Task objective — Leave the pictures out and retype the lines from the beginning through the line with "const bMain = [[-2, 1.9], [0, 0]];", both ends included.

Data extract —
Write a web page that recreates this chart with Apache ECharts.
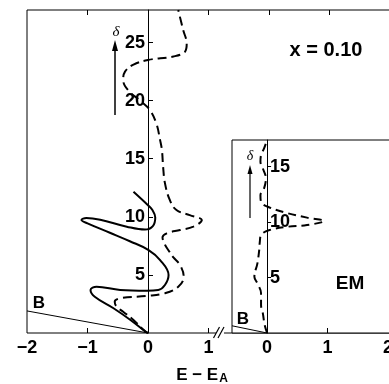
<!DOCTYPE html>
<html lang="en">
  <head>
    <meta charset="UTF-8" />
    <script src="https://cdn.jsdelivr.net/npm/echarts@6/dist/echarts.min.js"></script>
    <title>x = 0.10</title>
    <style>
      html, body { margin: 0; padding: 0; background: #fff; }
      #app { width: 389px; height: 384px; }
    </style>
  </head>
  <body>
    <div id="app"></div>
    <script>
      // main panel: solid and dashed curves, [E-E_A, delta]
      const solidMain = [
        [0, 0], [-0.04, 0.11], [-0.29, 1.12], [-0.57, 2.13], [-0.88, 3.12], [-0.95, 3.7],
        [-0.85, 3.98], [-0.46, 3.7], [-0.02, 3.64], [0.17, 3.7], [0.28, 4.13], [0.34, 4.99],
        [0.2, 6.28], [0.01, 7.14], [-0.3, 7.9], [-0.63, 8.63], [-1.0, 9.44], [-1.1, 9.72],
        [-1.02, 9.9], [-0.79, 9.75], [-0.35, 9.15], [-0.05, 8.9], [0.08, 9.2], [0.12, 9.95],
        [0.07, 10.6], [0, 11.0], [-0.24, 12.16]
      ];
      const dashedMain = [
        [0, 0], [-0.07, 0.26], [-0.24, 1.12], [-0.41, 1.83], [-0.52, 2.27], [-0.55, 2.7],
        [-0.46, 2.99], [-0.02, 3.19], [0.28, 3.42], [0.5, 3.98], [0.59, 4.85], [0.53, 5.85],
        [0.42, 6.5], [0.34, 7.1], [0.28, 7.6], [0.24, 8.24], [0.31, 8.58], [0.53, 8.86],
        [0.75, 9.15], [0.89, 9.72], [0.69, 10.15], [0.47, 10.58], [0.36, 11.45], [0.28, 12.9],
        [0.25, 14.3], [0.23, 15.75], [0.2, 16.6], [0.14, 18.0], [0.03, 19.2], [-0.13, 20.0],
        [-0.33, 20.9], [-0.41, 21.8], [-0.38, 22.5], [-0.24, 23.1], [0, 23.5], [0.42, 23.8],
        [0.61, 24.2], [0.64, 24.9], [0.58, 26.1], [0.5, 27.8]
      ];
      const bMain = [[-2, 1.9], [0, 0]];

      // inset (EM)
      const dashedInset = [
        [0, 0], [-0.04, 0.72], [-0.07, 1.77], [-0.1, 2.52], [-0.1, 3.58], [-0.16, 4.48],
        [-0.21, 5.07], [-0.16, 6.28], [-0.13, 7.48], [-0.12, 8.23], [-0.1, 8.83], [0.04, 9.28],
        [0.34, 9.58], [0.66, 9.73], [0.94, 10.1], [0.66, 10.4], [0.34, 10.8], [0.01, 11.38],
        [-0.1, 11.83], [-0.11, 12.43], [-0.05, 13.04], [-0.02, 13.94], [-0.07, 14.84],
        [-0.11, 15.43], [-0.1, 16.04], [-0.05, 16.64], [0, 17.4]
      ];
      const bInset = [[-0.58, 0.65], [0, 0]];

      // tick labels
      const mainXLabels = [-2, -1, 0, 1];
      const mainXTicks = [-1, 1];
      const mainTopTicks = [-1, 1, 2, 3];
      const mainYLabels = [5, 10, 15, 20, 25];
      const insetXLabels = [0, 1, 2];
      const insetXTicks = [1];
      const insetYLabels = [5, 10, 15];

      // px per unit along E-E_A, same for both panels
      const PX = 60.5;
      const mainX = { min: -2, max: 4.05 };
      const insetX = { min: -0.58, max: 2.027 };

      const FONT = "Liberation Sans";
      const lbl = {
        color: "#000",
        fontFamily: FONT,
        fontWeight: "bold",
        fontSize: 18,
        formatter: (v) => String(v).replace("-", "\u2212"),
      };
      const tick = { lineStyle: { color: "#000", width: 1 } };

      const echart = echarts.init(document.getElementById("app"));

      echart.setOption({
        animation: false,
        backgroundColor: "#fff",
        grid: [
          {
            left: 27, top: 10, width: (mainX.max - mainX.min) * PX, height: 323,
            outerBoundsMode: "none", containLabel: false,
            show: true, borderColor: "#000", borderWidth: 1, backgroundColor: "transparent",
          },
          {
            left: 232, top: 140, width: (insetX.max - insetX.min) * PX, height: 193,
            outerBoundsMode: "none", containLabel: false,
            show: true, borderColor: "#000", borderWidth: 1, backgroundColor: "#fff",
          },
        ],
        xAxis: [
          {
            gridIndex: 0, type: "value", min: mainX.min, max: mainX.max, position: "bottom",
            axisLine: { show: false, onZero: false },
            splitLine: { show: false },
            axisTick: Object.assign({ inside: true, length: 5, customValues: mainXTicks }, tick),
            axisLabel: Object.assign({ customValues: mainXLabels, margin: 6 }, lbl),
          },
          {
            gridIndex: 0, type: "value", min: mainX.min, max: mainX.max, position: "top",
            axisLine: { show: false, onZero: false },
            splitLine: { show: false },
            axisTick: Object.assign({ inside: true, length: 5, customValues: mainTopTicks }, tick),
            axisLabel: { show: false },
          },
          {
            gridIndex: 1, type: "value", min: insetX.min, max: insetX.max, position: "bottom",
            axisLine: { show: false, onZero: false },
            splitLine: { show: false },
            axisTick: Object.assign({ inside: true, length: 5, customValues: insetXTicks }, tick),
            axisLabel: Object.assign({ customValues: insetXLabels, margin: 6 }, lbl),
          },
        ],
        yAxis: [
          {
            // sits at E-E_A = 0, labels on its left
            gridIndex: 0, type: "value", min: 0, max: 27.8, position: "left",
            offset: mainX.min * PX,
            axisLine: { show: true, onZero: false, lineStyle: { color: "#000", width: 1 } },
            splitLine: { show: false },
            axisTick: Object.assign({ inside: true, length: 5, customValues: mainYLabels }, tick),
            axisLabel: Object.assign({ customValues: mainYLabels, margin: 3 }, lbl),
          },
          {
            // inset axis at 0, labels on its right
            gridIndex: 1, type: "value", min: 0, max: 17.4, position: "right",
            offset: -insetX.max * PX,
            axisLine: { show: true, onZero: false, lineStyle: { color: "#000", width: 1 } },
            splitLine: { show: false },
            axisTick: Object.assign({ length: 4, customValues: insetYLabels }, tick),
            axisLabel: Object.assign({ customValues: insetYLabels, margin: 3 }, lbl),
          },
        ],
        series: [
          {
            name: "solid", type: "line", xAxisIndex: 0, yAxisIndex: 0, data: solidMain,
            smooth: 0.4, symbol: "none", lineStyle: { color: "#000", width: 2 },
          },
          {
            name: "dashed", type: "line", xAxisIndex: 0, yAxisIndex: 0, data: dashedMain,
            smooth: 0.4, symbol: "none", lineStyle: { color: "#000", width: 2, type: [9, 5] },
          },
          {
            name: "B", type: "line", xAxisIndex: 0, yAxisIndex: 0, data: bMain,
            symbol: "none", lineStyle: { color: "#000", width: 1 },
          },
          {
            name: "EM", type: "line", xAxisIndex: 2, yAxisIndex: 1, data: dashedInset,
            smooth: 0.4, symbol: "none", lineStyle: { color: "#000", width: 2, type: [8, 5] },
          },
          {
            name: "B inset", type: "line", xAxisIndex: 2, yAxisIndex: 1, data: bInset,
            symbol: "none", lineStyle: { color: "#000", width: 1 },
          },
        ],
        graphic: [
          // axis break //
          { type: "rect", z: 100, shape: { x: 216, y: 330, width: 8, height: 6 }, style: { fill: "#fff" } },
          { type: "line", z: 101, shape: { x1: 213.5, y1: 338, x2: 219.5, y2: 327 }, style: { stroke: "#000", lineWidth: 1.2 } },
          { type: "line", z: 101, shape: { x1: 218, y1: 338, x2: 224, y2: 327 }, style: { stroke: "#000", lineWidth: 1.2 } },
          // delta arrows
          { type: "line", z: 100, shape: { x1: 115, y1: 115, x2: 115, y2: 48 }, style: { stroke: "#000", lineWidth: 1.5 } },
          { type: "polygon", z: 100, shape: { points: [[115, 40], [112, 51], [118, 51]] }, style: { fill: "#000" } },
          { type: "line", z: 100, shape: { x1: 250, y1: 218, x2: 250, y2: 172 }, style: { stroke: "#000", lineWidth: 1.2 } },
          { type: "polygon", z: 100, shape: { points: [[250, 165], [247.5, 174], [252.5, 174]] }, style: { fill: "#000" } },
          { type: "text", z: 100, style: { text: "\u03b4", x: 116, y: 32, textAlign: "center", textVerticalAlign: "middle", fill: "#000", font: "italic 15px 'Liberation Serif'" } },
          { type: "text", z: 100, style: { text: "\u03b4", x: 250, y: 156, textAlign: "center", textVerticalAlign: "middle", fill: "#000", font: "italic 14px 'Liberation Serif'" } },
          // labels
          { type: "text", z: 100, style: { text: "x = 0.10", x: 326, y: 50, textAlign: "center", textVerticalAlign: "middle", fill: "#000", font: "bold 20px 'Liberation Sans'" } },
          { type: "text", z: 100, style: { text: "B", x: 39, y: 303, textAlign: "center", textVerticalAlign: "middle", fill: "#000", font: "bold 17px 'Liberation Sans'" } },
          { type: "text", z: 100, style: { text: "B", x: 243, y: 319, textAlign: "center", textVerticalAlign: "middle", fill: "#000", font: "bold 17px 'Liberation Sans'" } },
          { type: "text", z: 100, style: { text: "EM", x: 350, y: 284, textAlign: "center", textVerticalAlign: "middle", fill: "#000", font: "bold 19px 'Liberation Sans'" } },
          {
            type: "text", z: 100,
            style: {
              text: "{m|E \u2212 E}{s|A}", x: 202, y: 375, textAlign: "center", textVerticalAlign: "middle",
              rich: {
                m: { fontFamily: FONT, fontWeight: "bold", fontSize: 17, fill: "#000" },
                s: { fontFamily: FONT, fontWeight: "bold", fontSize: 12, fill: "#000", padding: [8, 0, 0, 1] },
              },
            },
          },
        ],
      });
    </script>
  </body>
</html>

Response below —
Write a web page that recreates this chart with Apache ECharts.
<!DOCTYPE html>
<html lang="en">
  <head>
    <meta charset="UTF-8" />
    <script src="https://cdn.jsdelivr.net/npm/echarts@6/dist/echarts.min.js"></script>
    <title>x = 0.10</title>
    <style>
      html, body { margin: 0; padding: 0; background: #fff; }
      #app { width: 389px; height: 384px; }
    </style>
  </head>
  <body>
    <div id="app"></div>
    <script>
      // main panel: solid and dashed curves, [E-E_A, delta]
      const solidMain = [
        [0, 0], [-0.04, 0.11], [-0.29, 1.12], [-0.57, 2.13], [-0.88, 3.12], [-0.95, 3.7],
        [-0.85, 3.98], [-0.46, 3.7], [-0.02, 3.64], [0.17, 3.7], [0.28, 4.13], [0.34, 4.99],
        [0.2, 6.28], [0.01, 7.14], [-0.3, 7.9], [-0.63, 8.63], [-1.0, 9.44], [-1.1, 9.72],
        [-1.02, 9.9], [-0.79, 9.75], [-0.35, 9.15], [-0.05, 8.9], [0.08, 9.2], [0.12, 9.95],
        [0.07, 10.6], [0, 11.0], [-0.24, 12.16]
      ];
      const dashedMain = [
        [0, 0], [-0.07, 0.26], [-0.24, 1.12], [-0.41, 1.83], [-0.52, 2.27], [-0.55, 2.7],
        [-0.46, 2.99], [-0.02, 3.19], [0.28, 3.42], [0.5, 3.98], [0.59, 4.85], [0.53, 5.85],
        [0.42, 6.5], [0.34, 7.1], [0.28, 7.6], [0.24, 8.24], [0.31, 8.58], [0.53, 8.86],
        [0.75, 9.15], [0.89, 9.72], [0.69, 10.15], [0.47, 10.58], [0.36, 11.45], [0.28, 12.9],
        [0.25, 14.3], [0.23, 15.75], [0.2, 16.6], [0.14, 18.0], [0.03, 19.2], [-0.13, 20.0],
        [-0.33, 20.9], [-0.41, 21.8], [-0.38, 22.5], [-0.24, 23.1], [0, 23.5], [0.42, 23.8],
        [0.61, 24.2], [0.64, 24.9], [0.58, 26.1], [0.5, 27.8]
      ];
      const bMain = [[-2, 1.9], [0, 0]];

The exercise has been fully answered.